Il corallo no
Così Fini ha rovinato una festa con toni e colori (quasi) perfetti
La luce del tramonto è perfetta nei comizi, tutti diventano più belli perché le abbronzature mattonate sfumano in una nuance più romantica, da tè nel deserto: Gianfranco Fini a Mirabello, in piedi sul palco con lo sguardo fiero, la voce ferma, evocava tempeste di sabbia, tormenti amorosi e notti stellate.
La luce del tramonto è perfetta nei comizi, tutti diventano più belli perché le abbronzature mattonate sfumano in una nuance più romantica, da tè nel deserto: Gianfranco Fini a Mirabello, in piedi sul palco con lo sguardo fiero, la voce ferma, evocava tempeste di sabbia, tormenti amorosi e notti stellate. Lo scenario era sentimentale (con vecchi signori tremanti e commossi), la citazione di Ezra Pound (sull'uomo che, se non lotta per le proprie idee, o non valgono nulla le idee o non vale nulla lui) era già stata utilizzata da Fini molte volte e infondeva coraggio: è stato un tramonto di rivincita e di costruzione di un eroe solitario, qualche foglietto di appunti scritti a mano ma lo sguardo sempre alto e incurante delle zanzare (a Mirabello a quell'ora sono cattivissime), gli occhi che abbracciano il popolo di destra, quello che ama sentirsi sempre solo contro tutti.
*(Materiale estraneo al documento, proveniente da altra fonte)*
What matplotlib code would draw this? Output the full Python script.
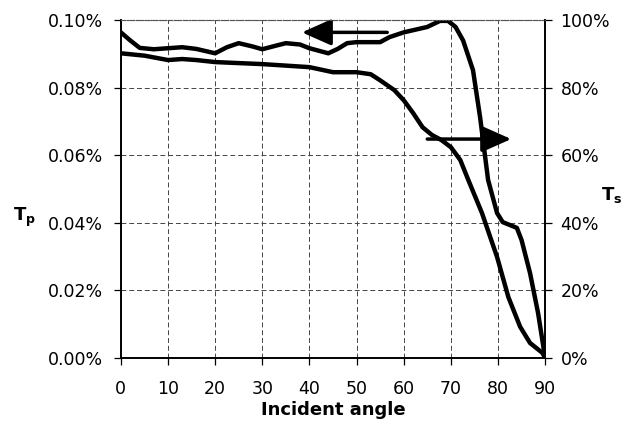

La cravatta regimental con la riga color corallo ha rovinato tutto. Non si possono dire cose serie, anche rabbiose, sulla fine del Pdl, sul principio di libertà, sul dissenso politico, sul regime stalinista e addirittura sulla “lapidazione di tipo islamico” (per fortuna Sakineh non ha potuto ascoltare il paragone fra le proprie sventure e quelle della famiglia di Fini) con un cravattone da agenzia immobiliare, non si può essere accolti dai giornali antiberlusconiani come un salvatore della politica e un idolo della sinistra con un nodo così largo, con il collo della camicia alto, con quei gemelli ai polsi.
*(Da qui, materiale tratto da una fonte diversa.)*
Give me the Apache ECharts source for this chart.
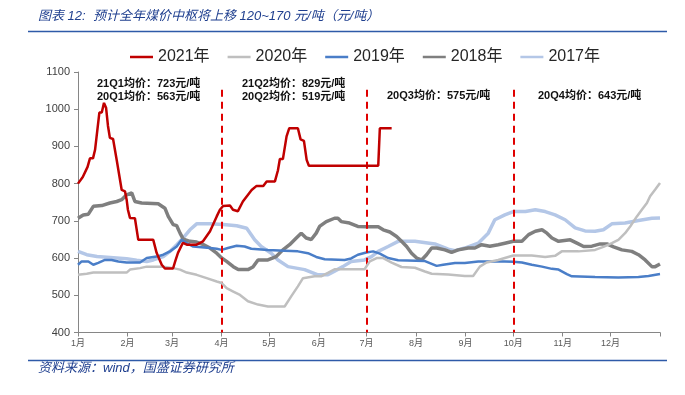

Quando si parla da eroe (criticando anche tutto il resto: i telegiornali, i tagli, Gheddafi, la Lega, la scuola) bisognerebbe anche vestirsi da eroe, un po' stazzonato per le notti insonni, un po' pallido e non con il volto da “Natale sul Nilo” (Alessandra Longo su Repubblica ha scritto, estasiata, che “Adolfo Urso non sembra più lui, la camicia di lino fuori dai pantaloni. Per non dire di Andrea Ronchi”: sono usciti miracolosamente dalla tradizionale classificazione di bruti picchiatori a un comizio di missini e hanno acquistato la dignità di esseri umani a cui si può perfino accostare la parola “lino”). La presentabilità sociale del leader solitario, “stanco ma felice” perché ha fatto quel che era giusto fare è raggiunta, nonostante il cognato, ma il cammino estetico è ancora lungo, però il bacio lanciato dal palco al tramonto è stato efficace, ha sigillato un'unione profonda e non soltanto amorosa, e Elisabetta Tulliani, seduta di fronte a lui, era altrettanto intensa, orgogliosa, commossa, ma sempre troppo biondo paglierino.